There is no real magic to using a t-rigged lizard. You work it through the grass however you can. The only issue you are going to have is when when you pull the bait through grass and let it settle, many times the fish will hit it on the fall. When you take up slack, it may only feel like another clump of grass, initially. Sometimes the fish will shake and you will know it's a fish. Other times the fish may simply spit it out. To combat this, I use an attractant. Now, the PTL Hog Tonic isn't made to attract fish TO your bait. It is formulated to make fish HOLD ON to the bait with amino acids.  And, it does that spectacularly. Again, going back to the number of 5+ pound fish I have least 5 of them were surprise hits. Luckily, as I tightened the slack, the fish didn't spit the bait out because of the Hog Tonic. Again, pick your poison when it comes to this bait. I like the 6" Gator. You may like Zoom or Yum. You may prefer other creature baits. But, one thing I can tell you is this: there are exactly 3 colors to throw and two of those are completely interchangeable to me. I will throw a junebug or watermelon green flake. 

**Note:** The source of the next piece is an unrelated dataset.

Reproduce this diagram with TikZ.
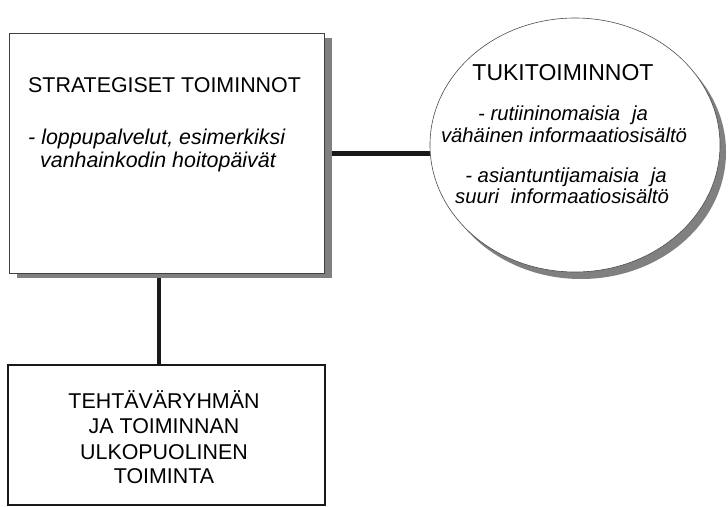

What's Next in the Rod Box
There is only 1 other bait that I MAY go to. I may go to a swimbait on a belly-weight hook (if foliage is thicker) or a lead head. Additionally, I may go for a swim jig. My go-to bait is the PowerTeam Lures Swinging Hammer. The warmer it gets, the more likely I am to throw this bait. 

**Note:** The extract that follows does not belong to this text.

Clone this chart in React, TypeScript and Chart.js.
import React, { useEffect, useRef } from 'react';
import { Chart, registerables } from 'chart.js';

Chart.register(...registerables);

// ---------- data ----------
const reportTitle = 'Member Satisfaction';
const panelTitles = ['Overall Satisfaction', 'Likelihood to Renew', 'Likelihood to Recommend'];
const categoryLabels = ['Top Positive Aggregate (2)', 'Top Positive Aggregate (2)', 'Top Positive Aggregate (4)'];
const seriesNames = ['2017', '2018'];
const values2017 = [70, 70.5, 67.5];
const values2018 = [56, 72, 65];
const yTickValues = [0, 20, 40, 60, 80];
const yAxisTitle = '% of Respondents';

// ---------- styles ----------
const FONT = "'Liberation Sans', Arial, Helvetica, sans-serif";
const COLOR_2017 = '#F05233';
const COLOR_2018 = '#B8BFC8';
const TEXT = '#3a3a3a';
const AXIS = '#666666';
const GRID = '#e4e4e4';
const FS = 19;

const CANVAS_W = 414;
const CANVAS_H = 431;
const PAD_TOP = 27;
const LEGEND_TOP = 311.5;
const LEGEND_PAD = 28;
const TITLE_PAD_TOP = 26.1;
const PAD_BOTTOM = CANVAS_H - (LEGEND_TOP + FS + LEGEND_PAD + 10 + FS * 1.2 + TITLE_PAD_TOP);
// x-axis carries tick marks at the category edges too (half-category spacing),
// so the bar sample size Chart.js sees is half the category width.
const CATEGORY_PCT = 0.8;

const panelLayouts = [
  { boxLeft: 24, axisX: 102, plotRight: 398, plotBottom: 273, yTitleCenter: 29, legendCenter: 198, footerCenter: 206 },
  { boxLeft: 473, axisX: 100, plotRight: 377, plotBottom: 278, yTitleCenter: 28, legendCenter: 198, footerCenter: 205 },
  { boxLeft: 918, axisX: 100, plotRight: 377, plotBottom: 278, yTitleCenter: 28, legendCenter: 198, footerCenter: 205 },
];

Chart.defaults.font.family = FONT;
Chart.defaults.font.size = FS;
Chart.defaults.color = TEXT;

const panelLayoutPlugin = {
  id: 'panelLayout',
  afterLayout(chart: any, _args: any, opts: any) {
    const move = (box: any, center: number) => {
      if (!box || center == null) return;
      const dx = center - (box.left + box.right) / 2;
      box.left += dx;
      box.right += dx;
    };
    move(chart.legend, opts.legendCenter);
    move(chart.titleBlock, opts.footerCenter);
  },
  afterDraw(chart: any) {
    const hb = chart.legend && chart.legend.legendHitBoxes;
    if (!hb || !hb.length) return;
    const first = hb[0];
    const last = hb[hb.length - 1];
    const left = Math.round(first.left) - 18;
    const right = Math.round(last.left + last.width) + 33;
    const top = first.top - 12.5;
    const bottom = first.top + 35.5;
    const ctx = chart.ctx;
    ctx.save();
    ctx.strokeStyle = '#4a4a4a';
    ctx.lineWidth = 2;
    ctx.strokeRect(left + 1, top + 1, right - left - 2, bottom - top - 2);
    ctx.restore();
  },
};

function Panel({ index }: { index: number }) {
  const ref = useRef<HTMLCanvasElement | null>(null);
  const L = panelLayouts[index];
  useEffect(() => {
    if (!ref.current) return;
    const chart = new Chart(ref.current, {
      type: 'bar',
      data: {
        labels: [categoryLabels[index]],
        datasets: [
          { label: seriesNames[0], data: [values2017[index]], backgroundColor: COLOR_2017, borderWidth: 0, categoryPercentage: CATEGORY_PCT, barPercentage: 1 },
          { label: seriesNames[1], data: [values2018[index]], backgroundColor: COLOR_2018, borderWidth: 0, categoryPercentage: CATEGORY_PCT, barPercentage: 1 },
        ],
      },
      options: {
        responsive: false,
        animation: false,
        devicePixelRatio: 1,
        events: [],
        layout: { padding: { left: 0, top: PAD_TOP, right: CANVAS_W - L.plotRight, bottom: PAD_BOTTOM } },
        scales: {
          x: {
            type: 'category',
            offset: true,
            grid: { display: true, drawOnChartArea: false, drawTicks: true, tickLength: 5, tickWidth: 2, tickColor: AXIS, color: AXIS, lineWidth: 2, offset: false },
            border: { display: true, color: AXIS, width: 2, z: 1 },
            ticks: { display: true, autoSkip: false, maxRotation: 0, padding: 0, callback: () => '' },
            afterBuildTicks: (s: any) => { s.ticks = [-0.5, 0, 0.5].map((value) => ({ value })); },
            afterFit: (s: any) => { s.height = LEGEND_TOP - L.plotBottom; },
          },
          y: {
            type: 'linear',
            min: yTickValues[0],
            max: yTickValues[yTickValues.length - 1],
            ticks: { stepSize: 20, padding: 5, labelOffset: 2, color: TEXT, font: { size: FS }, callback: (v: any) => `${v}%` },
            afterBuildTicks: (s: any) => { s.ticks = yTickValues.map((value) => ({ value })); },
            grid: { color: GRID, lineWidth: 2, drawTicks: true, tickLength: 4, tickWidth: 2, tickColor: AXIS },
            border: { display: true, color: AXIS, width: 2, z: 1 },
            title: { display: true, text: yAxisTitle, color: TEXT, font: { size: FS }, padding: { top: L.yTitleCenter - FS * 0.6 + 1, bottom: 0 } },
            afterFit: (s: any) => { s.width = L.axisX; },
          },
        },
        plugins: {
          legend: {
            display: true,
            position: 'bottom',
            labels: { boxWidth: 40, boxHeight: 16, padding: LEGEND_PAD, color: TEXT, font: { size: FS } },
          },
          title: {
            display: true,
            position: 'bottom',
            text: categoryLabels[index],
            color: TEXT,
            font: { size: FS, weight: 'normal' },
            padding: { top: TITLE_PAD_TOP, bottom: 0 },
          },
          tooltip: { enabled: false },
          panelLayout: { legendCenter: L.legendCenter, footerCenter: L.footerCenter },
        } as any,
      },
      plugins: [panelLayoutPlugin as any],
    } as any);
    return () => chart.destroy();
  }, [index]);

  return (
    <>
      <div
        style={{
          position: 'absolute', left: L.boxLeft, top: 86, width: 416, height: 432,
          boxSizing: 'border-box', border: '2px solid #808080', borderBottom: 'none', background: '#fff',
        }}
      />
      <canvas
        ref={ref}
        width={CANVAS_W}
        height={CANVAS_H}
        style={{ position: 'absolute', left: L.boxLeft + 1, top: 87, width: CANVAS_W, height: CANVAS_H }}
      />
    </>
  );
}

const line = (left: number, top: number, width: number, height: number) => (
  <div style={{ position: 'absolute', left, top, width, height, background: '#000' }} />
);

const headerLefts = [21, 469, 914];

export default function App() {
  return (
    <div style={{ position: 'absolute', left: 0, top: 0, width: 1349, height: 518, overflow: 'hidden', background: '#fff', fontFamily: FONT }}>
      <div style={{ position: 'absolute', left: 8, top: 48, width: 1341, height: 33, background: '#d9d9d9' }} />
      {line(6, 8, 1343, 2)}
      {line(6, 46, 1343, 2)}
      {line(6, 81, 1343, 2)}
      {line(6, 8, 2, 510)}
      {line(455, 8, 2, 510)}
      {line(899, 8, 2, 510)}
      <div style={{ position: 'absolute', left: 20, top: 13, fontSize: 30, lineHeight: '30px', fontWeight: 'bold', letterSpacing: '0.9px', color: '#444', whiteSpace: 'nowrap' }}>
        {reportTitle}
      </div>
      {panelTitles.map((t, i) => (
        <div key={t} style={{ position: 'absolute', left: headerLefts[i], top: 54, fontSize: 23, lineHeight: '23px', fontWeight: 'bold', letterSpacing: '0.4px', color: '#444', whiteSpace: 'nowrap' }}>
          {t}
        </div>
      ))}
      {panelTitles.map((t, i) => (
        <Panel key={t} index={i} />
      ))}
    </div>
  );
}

I am not guaranteeing you anything with this writeup. So, don't think you are going to go out the first trip of the year and load the boat based upon this writeup. But, it works for me. Through experience, I have learned that I can drastically simplify fishing in this month of the year...even down to a specific water column, foliage condition, and a 3-bait selection. If you stick to this approach to the lake and fishing, you will find success. It's exactly what I will be doing all of this month.